Pick out each line with the word "this" from the material that follows.

_Records to process_
(begin)

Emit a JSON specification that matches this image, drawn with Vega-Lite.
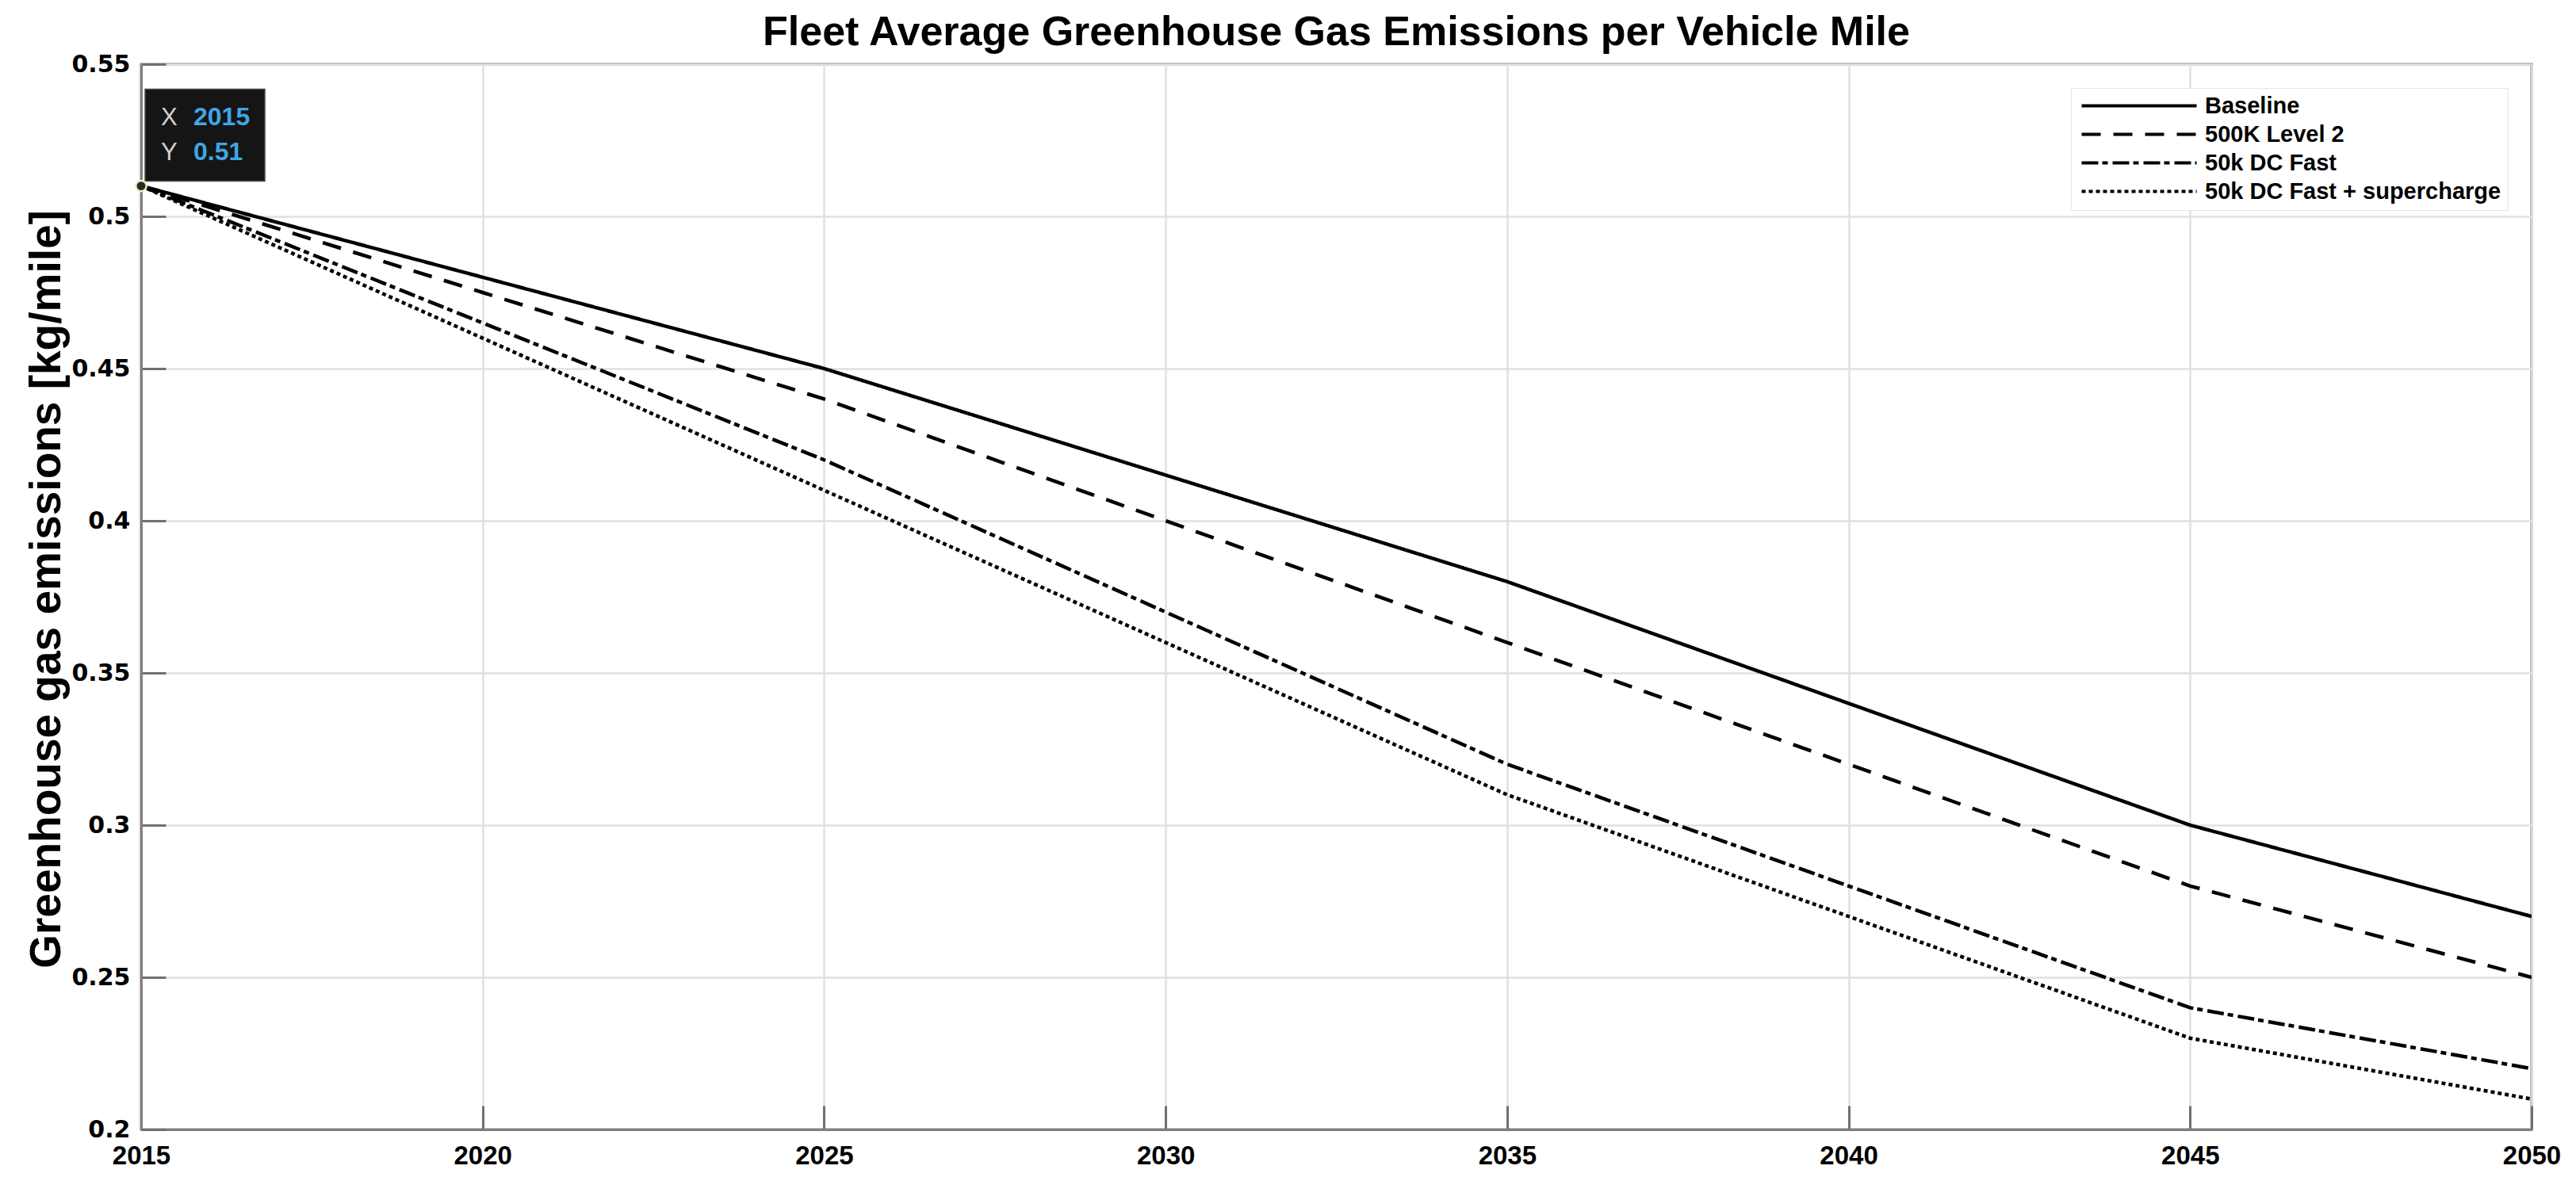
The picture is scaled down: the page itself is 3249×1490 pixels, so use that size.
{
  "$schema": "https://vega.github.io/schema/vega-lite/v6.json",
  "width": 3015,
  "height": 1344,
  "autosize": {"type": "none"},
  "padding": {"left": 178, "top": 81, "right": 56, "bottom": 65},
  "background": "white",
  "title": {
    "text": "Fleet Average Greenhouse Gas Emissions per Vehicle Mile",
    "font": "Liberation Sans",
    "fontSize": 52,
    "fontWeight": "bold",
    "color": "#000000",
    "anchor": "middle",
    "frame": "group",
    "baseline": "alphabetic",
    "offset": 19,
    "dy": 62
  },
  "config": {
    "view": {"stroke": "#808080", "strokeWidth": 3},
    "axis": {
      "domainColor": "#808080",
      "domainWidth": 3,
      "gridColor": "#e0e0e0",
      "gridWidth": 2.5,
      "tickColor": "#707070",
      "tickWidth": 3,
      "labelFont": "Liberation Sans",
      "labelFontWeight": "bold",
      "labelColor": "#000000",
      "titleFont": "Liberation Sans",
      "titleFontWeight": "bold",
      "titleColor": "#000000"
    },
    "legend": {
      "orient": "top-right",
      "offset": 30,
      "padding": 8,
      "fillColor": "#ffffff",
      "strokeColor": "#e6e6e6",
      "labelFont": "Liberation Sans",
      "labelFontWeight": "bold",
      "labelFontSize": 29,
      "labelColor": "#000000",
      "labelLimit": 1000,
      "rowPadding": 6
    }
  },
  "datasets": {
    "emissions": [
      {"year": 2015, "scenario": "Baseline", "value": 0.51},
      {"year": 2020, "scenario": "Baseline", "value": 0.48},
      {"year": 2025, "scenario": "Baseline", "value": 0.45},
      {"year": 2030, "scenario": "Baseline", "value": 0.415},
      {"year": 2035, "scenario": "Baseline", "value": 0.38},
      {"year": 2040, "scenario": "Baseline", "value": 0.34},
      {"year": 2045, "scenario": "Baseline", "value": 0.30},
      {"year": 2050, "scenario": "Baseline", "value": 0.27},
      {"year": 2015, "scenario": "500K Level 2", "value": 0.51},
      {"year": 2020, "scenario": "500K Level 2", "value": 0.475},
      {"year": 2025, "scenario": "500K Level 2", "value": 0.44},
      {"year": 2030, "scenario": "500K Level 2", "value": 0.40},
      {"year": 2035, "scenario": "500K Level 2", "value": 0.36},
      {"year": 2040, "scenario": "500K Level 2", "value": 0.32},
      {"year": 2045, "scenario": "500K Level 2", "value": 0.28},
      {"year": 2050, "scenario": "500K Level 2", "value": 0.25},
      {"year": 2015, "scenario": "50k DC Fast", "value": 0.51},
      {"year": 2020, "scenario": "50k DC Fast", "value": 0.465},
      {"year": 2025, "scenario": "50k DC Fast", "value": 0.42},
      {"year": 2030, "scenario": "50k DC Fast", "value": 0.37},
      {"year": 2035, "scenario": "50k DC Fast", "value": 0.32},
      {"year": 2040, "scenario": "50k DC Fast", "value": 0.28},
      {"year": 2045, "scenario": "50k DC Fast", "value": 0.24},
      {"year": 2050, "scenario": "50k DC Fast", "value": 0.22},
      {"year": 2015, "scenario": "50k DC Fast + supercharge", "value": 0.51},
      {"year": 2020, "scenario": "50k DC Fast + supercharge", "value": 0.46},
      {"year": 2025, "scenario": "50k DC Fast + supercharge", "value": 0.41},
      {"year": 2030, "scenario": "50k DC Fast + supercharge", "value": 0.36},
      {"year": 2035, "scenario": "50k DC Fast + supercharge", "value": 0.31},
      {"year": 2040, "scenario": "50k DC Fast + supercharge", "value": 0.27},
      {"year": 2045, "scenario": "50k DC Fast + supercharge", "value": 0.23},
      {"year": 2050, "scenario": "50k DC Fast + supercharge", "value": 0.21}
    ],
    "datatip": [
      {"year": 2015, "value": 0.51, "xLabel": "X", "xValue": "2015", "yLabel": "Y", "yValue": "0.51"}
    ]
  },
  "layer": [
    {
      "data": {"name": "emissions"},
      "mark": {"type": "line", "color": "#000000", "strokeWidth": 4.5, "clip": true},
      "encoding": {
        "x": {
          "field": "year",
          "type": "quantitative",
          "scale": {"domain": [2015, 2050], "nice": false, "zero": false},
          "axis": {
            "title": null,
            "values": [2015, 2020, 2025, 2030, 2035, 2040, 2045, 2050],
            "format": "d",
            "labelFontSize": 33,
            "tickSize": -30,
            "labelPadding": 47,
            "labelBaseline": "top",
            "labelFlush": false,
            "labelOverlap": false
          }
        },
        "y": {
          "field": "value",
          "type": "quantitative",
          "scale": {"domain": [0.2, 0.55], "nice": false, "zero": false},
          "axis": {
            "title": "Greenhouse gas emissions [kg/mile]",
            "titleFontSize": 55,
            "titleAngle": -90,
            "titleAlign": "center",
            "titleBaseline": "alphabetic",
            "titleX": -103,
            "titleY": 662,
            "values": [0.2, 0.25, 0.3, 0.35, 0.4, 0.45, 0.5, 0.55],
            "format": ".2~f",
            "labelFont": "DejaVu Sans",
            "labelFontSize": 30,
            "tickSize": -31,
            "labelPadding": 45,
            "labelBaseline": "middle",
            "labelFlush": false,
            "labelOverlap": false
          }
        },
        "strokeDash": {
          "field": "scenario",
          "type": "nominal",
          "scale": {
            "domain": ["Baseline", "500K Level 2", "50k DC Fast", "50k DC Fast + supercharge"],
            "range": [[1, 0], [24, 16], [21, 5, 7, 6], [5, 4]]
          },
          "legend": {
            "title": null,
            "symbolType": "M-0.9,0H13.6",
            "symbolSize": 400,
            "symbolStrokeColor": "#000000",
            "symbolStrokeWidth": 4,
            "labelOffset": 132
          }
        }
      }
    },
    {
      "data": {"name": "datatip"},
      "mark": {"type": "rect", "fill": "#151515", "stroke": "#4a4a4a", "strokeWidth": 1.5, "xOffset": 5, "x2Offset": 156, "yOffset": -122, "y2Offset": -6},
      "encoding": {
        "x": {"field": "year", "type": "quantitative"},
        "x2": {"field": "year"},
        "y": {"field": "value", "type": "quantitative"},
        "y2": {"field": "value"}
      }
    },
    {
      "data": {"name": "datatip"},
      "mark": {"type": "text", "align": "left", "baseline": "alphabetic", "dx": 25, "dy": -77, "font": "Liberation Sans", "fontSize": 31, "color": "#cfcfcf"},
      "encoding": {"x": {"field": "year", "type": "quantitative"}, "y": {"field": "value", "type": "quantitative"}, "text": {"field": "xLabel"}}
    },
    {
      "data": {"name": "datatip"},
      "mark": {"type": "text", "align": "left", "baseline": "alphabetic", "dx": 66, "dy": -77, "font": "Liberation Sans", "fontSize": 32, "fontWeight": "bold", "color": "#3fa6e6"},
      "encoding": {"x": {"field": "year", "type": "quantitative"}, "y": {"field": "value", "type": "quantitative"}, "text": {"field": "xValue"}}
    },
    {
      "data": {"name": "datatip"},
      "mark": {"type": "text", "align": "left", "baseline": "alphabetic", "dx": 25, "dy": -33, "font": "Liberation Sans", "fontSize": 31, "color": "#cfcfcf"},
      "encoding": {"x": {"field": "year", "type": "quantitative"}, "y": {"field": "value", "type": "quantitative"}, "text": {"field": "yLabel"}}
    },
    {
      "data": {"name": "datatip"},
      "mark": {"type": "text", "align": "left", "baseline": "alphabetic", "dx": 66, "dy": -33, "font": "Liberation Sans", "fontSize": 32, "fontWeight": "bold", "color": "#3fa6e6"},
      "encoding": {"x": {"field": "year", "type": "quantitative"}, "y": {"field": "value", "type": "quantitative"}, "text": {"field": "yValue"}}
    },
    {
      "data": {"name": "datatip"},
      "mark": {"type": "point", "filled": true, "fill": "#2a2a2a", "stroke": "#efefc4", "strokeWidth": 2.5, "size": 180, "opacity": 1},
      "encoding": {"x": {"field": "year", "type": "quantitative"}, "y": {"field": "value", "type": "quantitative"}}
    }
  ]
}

(end)
(begin)

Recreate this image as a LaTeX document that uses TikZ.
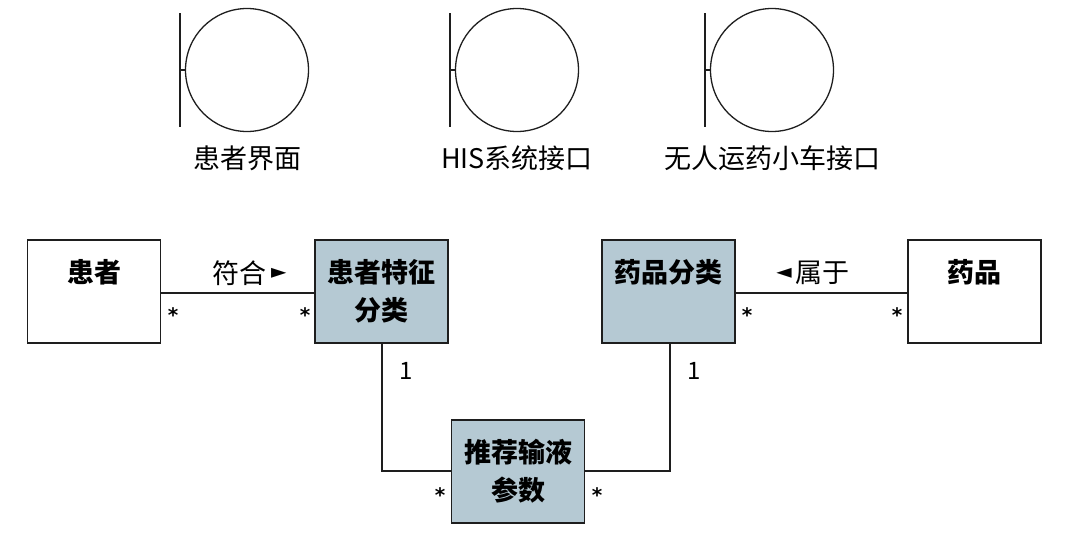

(end)

_Output below_
Emit a JSON specification that matches this image, drawn with Vega-Lite.
Recreate this image as a LaTeX document that uses TikZ.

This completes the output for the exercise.